ICT4CART Interview Series: first appointment with ICCS, project coordinator

Welcome to ICT4CART Interview Series! This appointment wants to better present our project and the unique consortium which is working towards higher levels of automation for CAD. This month, we introduce you to ICCS, our project coordinator, and SoA software design. Enjoy the reading!


Meet the project coordinator: ICCS

ICCS is a non-profit academic research body established in 1989, and linked to the National and Technical University of Athens (NTUA). ICCS is the Research host of the School of Electrical and Computer Engineering (ECE) and consists of more than 50 labs, research teams and groups dealing with all aspects of Electrical and Computer Engineering. The I-SENSE Research Group involved in ICT4CART is conducting R&D activities in the following areas: Automated Transport Systems (automated driving, automation in transport and cybersecurity), Cooperative Systems, Electromobility, Field Operational tests (FOTs), Human Machine Interaction (HMI), Data Fusion, Logistics and Supply Chain management as well as Internet related research (IoT, Cloud services etc.). The Group is also very active in other research domains, such as Smart Integrated Systems (Sensors, Communication, Platforms) and Virtual & Augmented Reality.

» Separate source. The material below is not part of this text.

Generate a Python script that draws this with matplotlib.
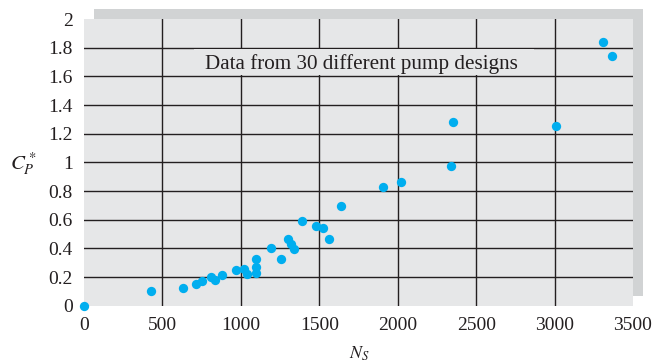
import matplotlib
matplotlib.use('Agg')
import matplotlib.pyplot as plt
from matplotlib.patches import Rectangle
from matplotlib.transforms import ScaledTranslation

# pump data
ns = [0, 430, 630, 717, 751, 810, 834, 880, 972, 1018, 1039, 1095, 1095, 1099,
      1192, 1258, 1302, 1322, 1339, 1392, 1476, 1523, 1561, 1640, 1905, 2022,
      2340, 2350, 3008, 3309, 3369]
cp = [0.0, 0.10, 0.12, 0.154, 0.175, 0.203, 0.182, 0.214, 0.247, 0.254, 0.219,
      0.226, 0.268, 0.323, 0.40, 0.326, 0.465, 0.428, 0.395, 0.593, 0.558, 0.544,
      0.463, 0.695, 0.826, 0.865, 0.977, 1.284, 1.256, 1.837, 1.744]
x_ticks = [0, 500, 1000, 1500, 2000, 2500, 3000, 3500]
y_ticks = [0, 0.2, 0.4, 0.6, 0.8, 1, 1.2, 1.4, 1.6, 1.8, 2]
y_labels = ['0', '0.2', '0.4', '0.6', '0.8', '1', '1.2', '1.4', '1.6', '1.8', '2']
note = 'Data from 30 different pump designs'

plt.rcParams['font.family'] = ['Liberation Serif', 'DejaVu Serif']
plt.rcParams['mathtext.fontset'] = 'stix'
ink = '#231f20'
bg = '#e6e7e8'

fig = plt.figure(figsize=(6.55, 3.64), dpi=100)
ax = fig.add_axes([0.1282, 0.1602, 0.8382, 0.7876])
ax.set_facecolor(bg)
ax.set_xlim(0, 3500)
ax.set_ylim(0, 2)
for s in ax.spines.values():
    s.set_visible(False)

# drop shadow behind the plot area
shadow = Rectangle((0, 0), 1, 1, facecolor='#d1d3d4', edgecolor='none', zorder=-1,
                   transform=ax.transAxes + ScaledTranslation(0.10, 0.10, fig.dpi_scale_trans))
fig.add_artist(shadow)

for v in x_ticks[1:-1]:
    ax.axvline(v, color=ink, lw=1.0, zorder=0.5)
for v in y_ticks[1:-1]:
    ax.axhline(v, color=ink, lw=1.0, zorder=0.5)

ax.set_xticks(x_ticks)
ax.set_yticks(y_ticks)
ax.set_yticklabels(y_labels)
ax.tick_params(length=0, labelsize=14, colors=ink)
ax.tick_params(axis='y', pad=8)
ax.tick_params(axis='x', pad=8)

ax.add_patch(Rectangle((700, 1.61), 2170, 0.18, facecolor=bg, edgecolor='none', zorder=1))
ax.text(1772, 1.685, note, ha='center', va='center', fontsize=15.2, color=ink, zorder=2)

ax.scatter(ns, cp, s=45, color='#00aeef', zorder=3, clip_on=False, linewidths=0)

fig.text(23 / 655, 1 - 164 / 364, r'$C_P^*$', ha='center', va='center', fontsize=15, color=ink)
fig.text(359 / 655, 1 - 354 / 364, r'$N_S$', ha='center', va='center', fontsize=13, color=ink)

fig.savefig('out.png', dpi=100)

ICCS in ICT4CART: what is your role?

The ISENSE Group has an extensive expertise in the ITS and Smart Mobility sectors, gained by working on more than 120 EU- funded and national research projects and with several industry leaders. In ICT4CART, we are able to use both our technical and administrative experience. Our primary role is of project coordinator, holding a great responsibility in helping this unique consortium to synchronise its efforts, achieve the best possible outcomes and create a real impact in the deployment of Automated Driving in Europe.

We are also being involved in other technical tasks (i.e. the use cases refinement, the SoA analysis, the test site activities planning, the evaluation methodology and impact assessment activities).

What is the core vision and mission behind ICT4CART?

Our consortium’s mission is to address the challenge of automated driving by developing and testing a robust ICT architecture, to ensure automated vehicles are always securely connected to current and emerging wireless technologies, and can share information and coordinate with other vehicles and the broader road transport network.

This coordination and support from the information and communication infrastructure will ensure a strong help in facing the complexities of “on the road” CAD implementation (traffic congestion, emissions and accidents risk).

Can you explain what SoA (Service Oriented Architecture) is, and what are the main challenges of its development?

Service-oriented architecture (SOA) is a style of software design where services are provided from an application component to the others through a communication protocol over a network. The basic principles of SoA are independent from vendors, products and technologies. A service is a discrete unit of functionality that can be accessed remotely, acted upon and updated independently. Different services can be used in conjunction to provide the functionality of a large software application, a principle SOA shares with modular programming. Service-oriented architecture integrates distributed, separately-maintained and -deployed software components.

To address existing gaps in the area of CAD, ICT4CART is designing and implementing a versatile ICT infrastructure following the principles of SOA, that will enable the transition towards higher levels of automation (L3 & L4). This high-level architecture will integrate specific key ICT elements, (hybrid connectivity, data management, cyber-security, data privacy and accurate localisation) to ensure performance and resilience for different groups of services and applications. The main challenges our consortium is facing towards is to unite all these different technological aspects under a unique IT environment, a marketplace for different applications and services, and ensure interoperability, taking also into account users’ needs and requirements.

How is ICT4CART expected to contribute facing these complexities?

ICT4CART architecture will specify a semantic framework, based on existing efforts, to facilitate interoperability throughout the architecture; it will also take into account the specification of the data flows, and where the various components will reside in the multitude of communication networks.

A distributed, interoperable and cloud-based data management IT environment will support the project’s hybrid communication solutions, to facilitate seamless and efficient exchange of data, enable real-time analytics, protect data privacy, and open up new business models.

The flexible network architecture, based on network slicing, will allow for the specialisation and isolation of different types of applications with different performance requirements, allowing services to respond to the needs of different users and relevant circumstances: improve the comfort vehicle occupants, avoid congestion, ensure road safety. The IT environment will enable third-party providers, such as IT and app developers, to offer innovative commercial services and therefore create new business opportunities in the ecosystem.

Rather than attempting to develop generic solutions that may have questionable impacts in practice, the ICT4CART team is focusing on supporting four specific use-cases covering key challenges, which will be tested under real-world conditions in Austria, Germany and Italy. These include addressing how communications are handed over between different networks when a car crosses a national border (Italy-Austria); how to ensure cars can continue to communicate when signals might be obstructed, such as after entering an underground parking garage or in dense urban traffic; and how to boost the situational awareness of autonomous vehicles at critical moments using data from traffic monitoring systems and other vehicles.